La fin d’un tabou dans la politique allemande
30 janvier 2025La motion non contraignante a été votée avec trois voix d’avance, grâce au soutien du parti libéral FDP, des chrétiens-démocrates de la CDU/CSU et du parti d’extrême-droite AfD : 348 votes pour et 345 contre.
Mais elle pourrait avoir des conséquences à moins d’un mois des élections législatives anticipées en Allemagne. Surtout, c’est une première dans ce pays depuis la fin de la Seconde Guerre mondiale : jamais un parti ne s’était allié à l’extrême droite pour faire passer un texte.
Ce mercredi (29.01.2025), les conservateurs allemands ont donc franchi un cap. Pourtant, c’est ce parti d’opposition qui a instauré le fameux Brandmauer, un cordon sanitaire qui excluait toute collaboration avec l’AfD.
Calcul électoral
Pour les partis de la coalition gouvernementale sortante, les Verts et les sociaux-démocrates, le vote d’hier est clairement une collaboration des conservateurs avec le parti d’extrême droite.
Isabelle Guinaudeau, membre du centre Marc Bloch à Berlin, estime que le vote d’hier relève d’un calcul électoral consistant à chasser sur les terres de l’AfD.
"Et le problème, c’est que c’est un calcul très risqué, parce que ce que montrent toutes les études, c’est que quand on se laisse entraîner sur le terrain de l’adversaire, en général, ça profite à l’adversaire. C'est ce qu’on a vu en France notamment. Et aussi, beaucoup estiment qu’il [Friedrich Merz] a brisé un tabou", rappelle la chercheuse sur la DW.
Aucune collaboration avec l’AfD
L’adoption de cette motion sur la politique migratoire passe mal, jusqu’au sein du parti conservateur, initiateur du texte. Notamment auprès d’Angela Merkel, l’ancienne chancelière allemande et ancienne présidente du parti.

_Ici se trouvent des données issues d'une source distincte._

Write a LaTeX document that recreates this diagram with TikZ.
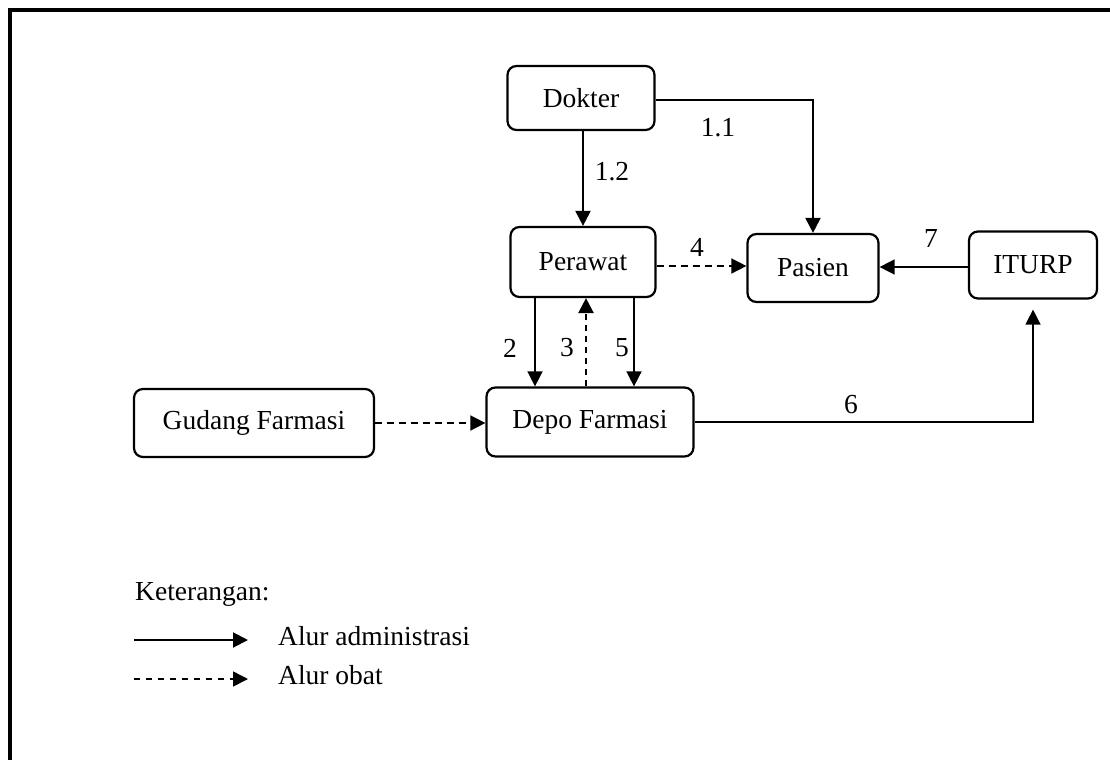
\documentclass[tikz,border=0pt]{standalone}
\usepackage{fontspec}
\setmainfont{Liberation Serif}
\usetikzlibrary{arrows.meta}
\begin{document}
\begin{tikzpicture}[x=1pt,y=-1pt,
  txt/.style={font=\fontsize{27.5}{33}\selectfont},
  box/.style={txt, draw, line width=2.2pt, rounded corners=9pt, inner sep=0pt},
  lbl/.style={txt, inner sep=0pt},
  admin/.style={line width=2pt, -{Triangle[length=15pt,width=15pt]}},
  thinadmin/.style={admin, line width=1.5pt},
  obat/.style={line width=1.5pt, dash pattern=on 7pt off 5pt, -{Triangle[length=15pt,width=15pt]}},
  obatthick/.style={obat, line width=2.4pt, dash pattern=on 6pt off 5pt}]
\useasboundingbox (0,0) rectangle (1110,760);
% frame (top and left edges)
\draw[line width=4pt] (8,10) -- (1110,10);
\draw[line width=4pt] (10,8) -- (10,760);

% actors
\node[box, minimum width=147pt, minimum height=64pt] (dok) at (581,98) {Dokter};
\node[box, minimum width=145pt, minimum height=70pt] (per) at (583,262) {Perawat};
\node[box, minimum width=131pt, minimum height=68pt] (pas) at (813,268) {Pasien};
\node[box, minimum width=128pt, minimum height=67pt] (itu) at (1033,265) {ITURP};
\node[box, minimum width=207pt, minimum height=69pt] (dep) at (590,422) {Depo Farmasi};
\node[box, minimum width=240pt, minimum height=68pt] (gud) at (254,423) {Gudang Farmasi};

% administrative flows
\draw[admin] (dok.east |- 0,100) -| (pas.north);
\draw[admin] (per.north |- dok.south) -- (per.north);
\draw[thinadmin] ([xshift=-48pt]per.south) -- ([xshift=-48pt]per.south |- dep.north);
\draw[thinadmin] ([xshift=51pt]per.south) -- ([xshift=51pt]per.south |- dep.north);
\draw[thinadmin] (dep.east) -| ([yshift=-10pt]itu.south);
\draw[thinadmin] (itu.west |- 0,267) -- (pas.east |- 0,267);

% drug flows
\draw[obat] ([yshift=-4pt]per.east) -- ([yshift=-4pt]per.east -| pas.west);
\draw[obatthick] ([xshift=3pt]per.south |- dep.north) -- ([xshift=3pt]per.south);
\draw[obat] (gud.east) -- (gud.east -| dep.west);

% flow numbers
\node[lbl] (l11) at (718,128) {1.1};
\node[lbl] (l12) at (612,172) {1.2};
\node[lbl] (l4) at (697,247) {4};
\node[lbl] (l2) at (510,348) {2};
\node[lbl] (l3) at (567,348) {3};
\node[lbl] (l5) at (622,348) {5};
\node[lbl] (l6) at (851,405) {6};
\node[lbl] (l7) at (931,238) {7};

% legend
\node[lbl, anchor=base west] (ket) at (135,600) {Keterangan:};
\coordinate (a1) at (134,640);
\coordinate (a2) at (248,640);
\draw[admin] (a1) -- (a2);
\node[lbl, anchor=base west] (ladm) at (278,645) {Alur administrasi};
\coordinate (b1) at (134,679);
\coordinate (b2) at (248,679);
\draw[obat, dash pattern=on 6pt off 6pt] (b1) -- (b2);
\node[lbl, anchor=base west] (lobt) at (278,684) {Alur obat};
\end{tikzpicture}
\end{document}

Elle a critiqué, dans un communiqué, ce revirement de l’actuel président du parti et futur probable chancelier, Friedrich Merz, et a parlé d’erreur. Celui-ci a insisté sur le fait qu’il n’est pas question, en dépit de ce vote, de collaborer avec l’AfD.
Le vice-président du groupe parlementaire CDU-CSU, Jens Spahn, qui a soutenu le vote de la motion avec les voix de l’extrême droite, a affirmé, lui aussi, qu’il n’était pourtant pas question de collaborer avec l’AfD, qu’il qualifie de parti pro-Poutine.
Mais l’émoi et les critiques sont plus bruyants. Hier, mercredi, des centaines de personnes ont manifesté contre le vote de cette motion anti-immigration.
Le vote survient après les attentats de Solingen, de Magdebourg et l’attaque au couteau d’Aschaffenburg, dont les auteurs sont des étrangers en situation irrégulière. Il reste à savoir quel impact la motion aura sur le vote des électeurs, le 23 février prochain.
Isabelle Guinaudeau, membre du centre Marc Bloch, entrevoit "un calcul risqué pour Friedrich Merz, parce qu’il se retrouve quand même à prôner des mesures qui sont anticonstitutionnelles, qui enfreignent le droit communautaire. Donc, il envoie un signal très négatif vis-à-vis des partenaires européens".
Pour l’heure, selon les sondages, le parti conservateur de Friedrich Merz perd un point, mais reste en tête des intentions de vote avec 29%, suivi de l’AfD avec 21%.